Friday, November 22, 2024

Ind. AG: Funding lawsuits cost taxpayers

Zoeller

INDIANAPOLIS (Legal Newsline) - Indiana Attorney General Greg Zoeller, who defended the state's school funding formula from a legal challenge brought last year, says it's "inappropriate" for such government entities to use state tax dollars to sue the State.

On Thursday, Zoeller's office was notified that the three school districts that filed a lawsuit in Hamilton Superior Court over the funding formula decided to dismiss their suit.

Zoeller defended the State in the suit brought by the Hamilton Southeastern, Middlebury and Franklin Township school corporations in February 2010. The case was on appeal before the Indiana Supreme Court until last week's dismissal.

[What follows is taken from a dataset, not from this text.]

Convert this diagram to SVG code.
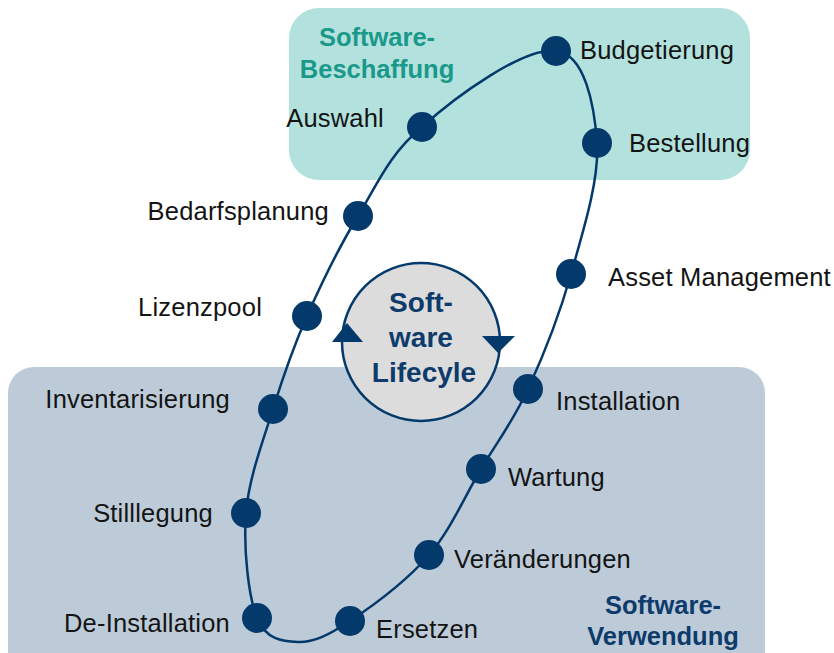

School district leaders told the Indianapolis Star the lawsuit was rendered moot by a new formula in the budget bill, signed into law last week by Gov. Mitch Daniels, making funding more uniform in the next seven years.

"I am mindful of the budget challenges that suburban school corporations face in educating growing populations of students. But as the state's lawyer, I contend that only the Legislature has the authority to change the school funding formula -- and that school corporations created by the Legislature cannot challenge the formula the Legislature uses to fund schools," Zoeller said in a statement.

"The statutory change the plaintiffs sought was within the jurisdiction of the legislative branch, not the judicial branch."

Zoeller said he thinks it is "inappropriate" for government entities, like schools, to use state tax dollars to hire private lawyers to sue the State.

Neither taxpayers nor parents nor students benefit from such costly private litigation, the attorney general said.

He said he was "relieved" that the state Legislature recently passed Senate Enrolled Act 495, which prohibits school corporations from doing so.

"While schools still have the legal right to bring lawsuits against the state, they no longer will be able to use state tax dollars to pay their resulting legal fees," the attorney general said.

SEA 495 passed 33-17 in the state Senate and 67-26 in the House of Representatives and was signed into law by Daniels on April 26. The new law will go into effect July 1.

Now known as Public Law 69-2011, the new law is not retroactive so any state dollars already spent would not have to be refunded, but it will apply to school corporations going forward, the Attorney General's Office explained.